Industrial democracy took a major step forward. The Labour Relations Bill, which was first put to our Parliament in 1953, put again in1963, was finally passed in our Parliament in 1998 as the Trades Union Recognition Bill. This law allows workers to decide which union they would want to represent them in the case of a dispute. In 1953, our Constitution was suspended to prevent this Bill from being passed, among other reasons. In 1963, democratization was opposed by the Trade Union Congress (TUC)! Moreover, the TUC was used for CIA intervention and the financing of riots in our country.
Our business community also thrived. Many tax measures, including the Consumption Tax, were removed and replaced with a Value Added Tax. Investments were being encouraged and facilitated and our private sector grew in numbers and in strength. One of the first acts of the PPP/C administration was to level the playing field as far as concessions were concerned. Before 1992, mostly foreign capital was given concessions by the PNC regime. The PPP/Civic saw that all new investments and also retooling by old local industries got the same concessions as far as that was possible. Machinery and equipment for the mining and the agricultural sectors were all given duty-free concessions. Indeed, the productive sectors enjoyed much encouragement in the form of concessions from the PPP/C administration.
Compare that with what is taking place today; you will see that the APNU+AFC regime has added more than 200 new taxes and removed many of the duty-free concessions, thus leading to the stagnation and decline. Instead of expansion, businesses are experiencing stagnation and decline. Many are closing their doors and unemployment is soaring.
Not only was our Parliament strengthened after October 5, 1992, but so too was the judiciary. Their conditions of work were greatly enhanced. The justice modernization project also helped to improve conditions greatly. Their emoluments grew considerably. The PPP/C established specialized courts to deal with matters expeditiously. The Commercial Court and the Family Court are among these. New courts and living accommodation were provided so that people in the outlying areas could get their business done as close to them as possible.
More judges were appointed to ensure justice was delivered in a timely fashion. The PPP/Civic passed laws to ensure judges gave decisions in writing early. This was done because it was observed that a lot of commercial and personal business was held up because of a lack of written decisions from judges. Judges were not writing their decisions in a timely manner. Unfortunately, many judges are not observing the law. They are still not giving timely decisions. Many ordinary people and businesses are suffering because of this. This is an area in great need of improvement. I wish to urge the judiciary to look into this matter urgently, because it could contribute to reversals in the gains made over the years.
In the implementation of these new and bold measures, mistakes would have been made. We must also consider that the PPP/Civic had to deal with a hostile opposition that opposed democratization at every step. It was an opposition that saw as its main goal the halting of social and economic progress under the PPP/C administration. This was most manifest during the last three years of the PPP/Civic government.

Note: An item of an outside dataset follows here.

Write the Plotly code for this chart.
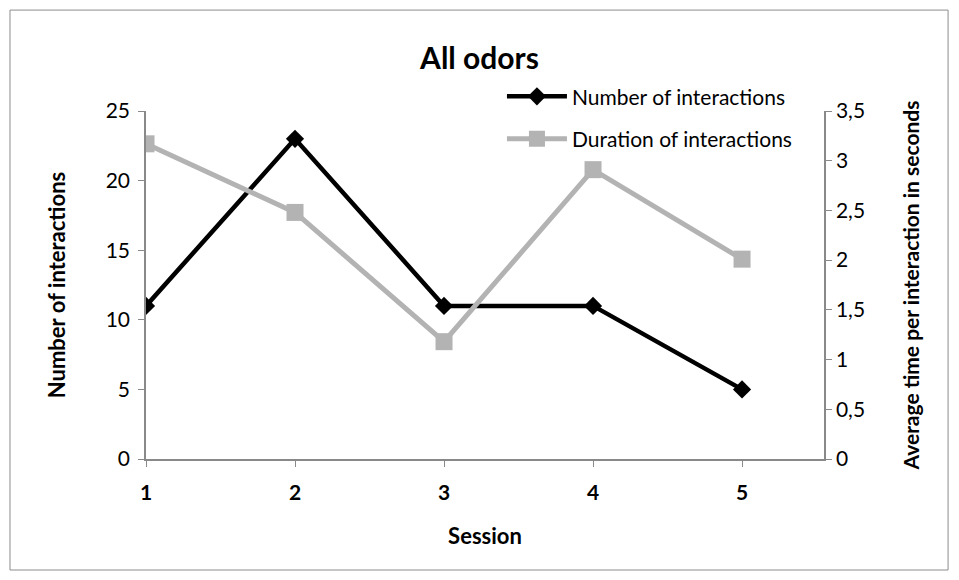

The PNC/APNU also had able support from a section of the private media which saw its role as destabilizing the PPP/C administration using disinformation, half-truths and lies. Donald Trump calls that fake news. It was all out to denigrate the PPP/C achievements. Despite this, October 5, 1992, will go down in history as one of the most important dates in Guyana. The years of the PPP/C in office were not only difficult due to the machinations of the PNC/APNU, they were also golden and glorious years for this country.